Sometimes, when you engage your reader, it isn't going to be pleasant. Cujo  almost broke me. I cried buckets reading that book. But it didn't turn me against King. My early devotion to King's work did run out, but that was because he went too far for me. You see, it was important to me that when I read the last page and closed the book, I could find myself once again in a safe and familiar place. Thank heaven, I'd say to myself, there are no vampires/wendigos/evil alien spacecraft buried underground. When I read Misery, although the book had all the same character engagement, excitement and horror I was used to from King, I lacked that 'safe space' when I finished it. Because cruel nurses really are a thing. I've met them myself. There used to be one at Bendigo Base Hospital; this woman had mastered the art of using one of those harmless ear thermometers to produce an instant of intense, searing agony. So with King's progression to the evil of ordinary humans, I regretfully parted ways with him.

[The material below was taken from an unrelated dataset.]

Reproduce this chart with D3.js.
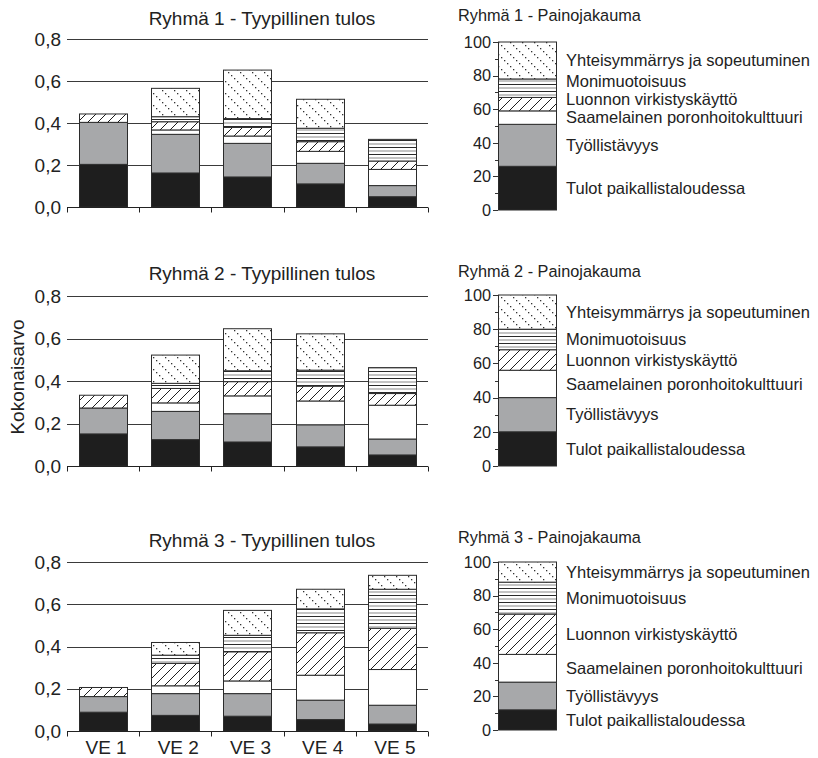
<!DOCTYPE html>
<html><head><meta charset="utf-8">
<script src="https://cdn.jsdelivr.net/npm/d3@7"></script>
<style>body{margin:0;background:#fff}svg{display:block;font-family:"Liberation Sans",Arial,sans-serif}</style>
</head><body><svg id="c" width="818" height="758"></svg>
<script>
// ---------- DATA ----------
const categories = ["VE 1","VE 2","VE 3","VE 4","VE 5"];
const criteria = ["Tulot paikallistaloudessa","Työllistävyys","Saamelainen poronhoitokulttuuri","Luonnon virkistyskäyttö","Monimuotoisuus","Yhteisymmärrys ja sopeutuminen"];
const yTicks = [0,0.2,0.4,0.6,0.8];
const yTickLabels = ["0,0","0,2","0,4","0,6","0,8"];
const wTicks = [0,20,40,60,80,100];
const titlesResult = ["Ryhmä 1 - Tyypillinen tulos","Ryhmä 2 - Tyypillinen tulos","Ryhmä 3 - Tyypillinen tulos"];
const titlesWeights = ["Ryhmä 1 - Painojakauma","Ryhmä 2 - Painojakauma","Ryhmä 3 - Painojakauma"];
const yLabel = "Kokonaisarvo";
// segment values per alternative (rows = VE1..VE5, cols = criteria)
const group1 = [
  [0.203,0.200,0.000,0.040,0.000,0.000],
  [0.162,0.184,0.021,0.039,0.024,0.135],
  [0.143,0.160,0.035,0.041,0.042,0.231],
  [0.110,0.098,0.057,0.046,0.064,0.138],
  [0.049,0.053,0.077,0.040,0.103,0.000]
];
const group2 = [
  [0.151,0.122,0.000,0.060,0.000,0.000],
  [0.124,0.133,0.040,0.068,0.024,0.133],
  [0.113,0.133,0.084,0.067,0.051,0.198],
  [0.090,0.104,0.112,0.070,0.075,0.171],
  [0.052,0.075,0.159,0.055,0.122,0.000]
];
const group3 = [
  [0.089,0.074,0.000,0.043,0.000,0.000],
  [0.074,0.103,0.037,0.106,0.039,0.060],
  [0.070,0.107,0.060,0.138,0.078,0.118],
  [0.054,0.092,0.118,0.201,0.113,0.093],
  [0.033,0.089,0.169,0.195,0.185,0.066]
];
const weights1 = [26,25,8,8,11,22];
const weights2 = [20,20,16,12,12,20];
const weights3 = [12,16.5,16.5,24,19,12];

// ---------- LAYOUT ----------
const groupsData = [group1,group2,group3];
const weightsData = [weights1,weights2,weights3];
const mainLayout = [{b:207,t:39,ty:25},{b:466,t:296,ty:280},{b:731,t:562,ty:547}];
const rightLayout = [{b:210,t:42,ty:21},{b:466,t:295,ty:277},{b:730,t:562,ty:543}];
const fills = ["#1e1e1e","#a7a8aa","#ffffff","url(#hatch)","url(#hlines)","url(#dots)"];
const stroke = "#2b2b2b";

const svg = d3.select("#c");
const defs = svg.append("defs");
// diagonal hatch
let p = defs.append("pattern").attr("id","hatch").attr("patternUnits","userSpaceOnUse").attr("width",10).attr("height",10);
p.append("rect").attr("width",10).attr("height",10).attr("fill","#fff");
p.append("path").attr("d","M-1,1 L1,-1 M0,10 L10,0 M9,11 L11,9").attr("stroke","#1e1e1e").attr("stroke-width",1);
// horizontal lines
p = defs.append("pattern").attr("id","hlines").attr("patternUnits","userSpaceOnUse").attr("width",10).attr("height",7);
p.append("rect").attr("width",10).attr("height",7).attr("fill","#fff");
p.append("rect").attr("y",0).attr("width",10).attr("height",1).attr("fill","#2a2a2a");
p.append("rect").attr("y",3.5).attr("width",10).attr("height",1).attr("fill","#8a8a8a");
// dotted diagonal
p = defs.append("pattern").attr("id","dots").attr("patternUnits","userSpaceOnUse").attr("width",12).attr("height",12);
p.append("rect").attr("width",12).attr("height",12).attr("fill","#fff");
for (let i=0;i<4;i++) p.append("rect").attr("x",i*3).attr("y",i*3).attr("width",1.3).attr("height",1.3).attr("fill","#333");

const x = d3.scaleBand().domain(categories).range([67,428]).paddingInner(0.33).paddingOuter(0.165);
const stack = d3.stack().keys(d3.range(criteria.length));

groupsData.forEach((g, gi) => {
  const L = mainLayout[gi];
  const y = d3.scaleLinear().domain([0,0.8]).range([L.b, L.t]);
  const gg = svg.append("g");
  gg.append("text").attr("x",262).attr("y",L.ty).attr("text-anchor","middle").attr("font-size",19).attr("fill","#222").text(titlesResult[gi]);
  gg.selectAll("line.grid").data(yTicks.filter(v=>v>0)).join("line")
    .attr("x1",67).attr("x2",428).attr("y1",d=>Math.round(y(d))+0.5).attr("y2",d=>Math.round(y(d))+0.5)
    .attr("stroke","#3a3a3a").attr("stroke-width",1);
  gg.selectAll("text.yt").data(yTicks).join("text")
    .attr("x",61).attr("y",d=>y(d)).attr("dy","0.35em").attr("text-anchor","end")
    .attr("font-size",19).attr("fill","#222").text((d,i)=>yTickLabels[i]);
  const rows = g.map(r => Object.assign({}, r));
  const series = stack(rows);
  series.forEach((s, si) => {
    gg.append("g").selectAll("rect").data(s.map((d,i)=>({d,i})).filter(o=>o.d[1]-o.d[0]>0)).join("rect")
      .attr("x", o=>Math.round(x(categories[o.i]))+0.5)
      .attr("width", Math.round(x.bandwidth()))
      .attr("y", o=>y(o.d[1]))
      .attr("height", o=>y(o.d[0])-y(o.d[1]))
      .attr("fill", fills[si]).attr("stroke",stroke).attr("stroke-width",1);
  });
  const xb = Math.round(y(0))+0.5;
  gg.append("line").attr("x1",67).attr("x2",428).attr("y1",xb).attr("y2",xb).attr("stroke","#222");
  const bounds = d3.range(categories.length+1).map(i=>67+i*x.step());
  gg.selectAll("line.xt").data(bounds).join("line")
    .attr("x1",d=>Math.round(d)+0.5).attr("x2",d=>Math.round(d)+0.5).attr("y1",xb).attr("y2",xb+5).attr("stroke","#222");
  if (gi===2) {
    gg.selectAll("text.xl").data(categories).join("text")
      .attr("x",d=>x(d)+x.bandwidth()/2+3).attr("y",754).attr("text-anchor","middle")
      .attr("font-size",19).attr("fill","#222").text(d=>d);
  }
});

svg.append("text").attr("transform","translate(24,377) rotate(-90)").attr("text-anchor","middle")
  .attr("font-size",19).attr("fill","#222").text(yLabel);

weightsData.forEach((w, gi) => {
  const L = rightLayout[gi];
  const y = d3.scaleLinear().domain([0,100]).range([L.b, L.t]);
  const gg = svg.append("g");
  gg.append("text").attr("x",458).attr("y",L.ty).attr("font-size",16.3).attr("fill","#222").text(titlesWeights[gi]);
  const series = stack([Object.assign({}, w)]);
  series.forEach((s, si) => {
    const d = s[0];
    gg.append("rect").attr("x",498.5).attr("width",58).attr("y",y(d[1])).attr("height",y(d[0])-y(d[1]))
      .attr("fill",fills[si]).attr("stroke",stroke).attr("stroke-width",1);
  });
  gg.selectAll("line.mt").data(d3.range(0,101,10)).join("line")
    .attr("x1",d=>d%20===0?493:495).attr("x2",498).attr("y1",d=>Math.round(y(d))+0.5).attr("y2",d=>Math.round(y(d))+0.5)
    .attr("stroke","#333");
  gg.selectAll("text.wt").data(wTicks).join("text")
    .attr("x",491).attr("y",d=>y(d)).attr("dy","0.35em").attr("text-anchor","end")
    .attr("font-size",16.3).attr("fill","#222").text(d=>d);
  // legend labels: at segment middles, pushed upward when they would overlap
  const mids = series.map(s => y((s[0][0]+s[0][1])/2));
  const gap = 18;
  const pos = [];
  mids.forEach((m,i) => { pos.push(i===0 ? m : Math.min(m, pos[i-1]-gap)); });
  gg.selectAll("text.lg").data(criteria).join("text")
    .attr("x",566).attr("y",(d,i)=>pos[i]).attr("dy","0.35em")
    .attr("font-size",16.5).attr("fill","#222").text(d=>d);
});
</script></body></html>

Was King wrong to take this new direction? I don't think so. Certainly from my personal, selfish viewpoint I regretted it, but in his shoes I'd not have done anything different. Perhaps at some stage he asked himself, is this new direction 'going too far' for some readers? Perhaps not. Either way, I can almost hear him saying something along the lines of 'bugger that, I'm sticking to my story.' 

If King did, in fact, consciously advert to the possibility of some of his readers being driven away by the new direction he was taking in his work, he certainly didn't allow himself to be deterred by it. And I believe he was utterly right. If he had deliberately turned his back on where his vision was leading him, I believe his work would have lost the authenticity that it has; that voice of conviction that makes his books work as well as they do. And, of course, his enduring popularity has proven him right, at least in a commercial sense. 

Just as you shouldn't be put off writing your story because of the imagined feelings of some snowflake reader, neither should you chicken out from reaching into the damaged places in your own soul. If you're an adult, then bad things have, at some point in your life, happened to you. In fact I'd go a bit farther than that, although it's only speculation, and suggest that if you're a writer, you're probably damaged in some way. The hurt, the fear, the anger of past suffering are like fuel to the engine of your writing. If, for instance, which God forbid, you're a rape survivor, then at some point you are probably going to want to write about that, and your own experience is going to give you a particular authenticity when you do so. 

This, of course, means that in the course of your work you'll have to confront your own demons, those long-buried monsters that you'd consciously forgotten. This can be painful and frightening. And you know what? You need to suck it up, because, along with copy-editing, that's one of the painful aspects of writiing.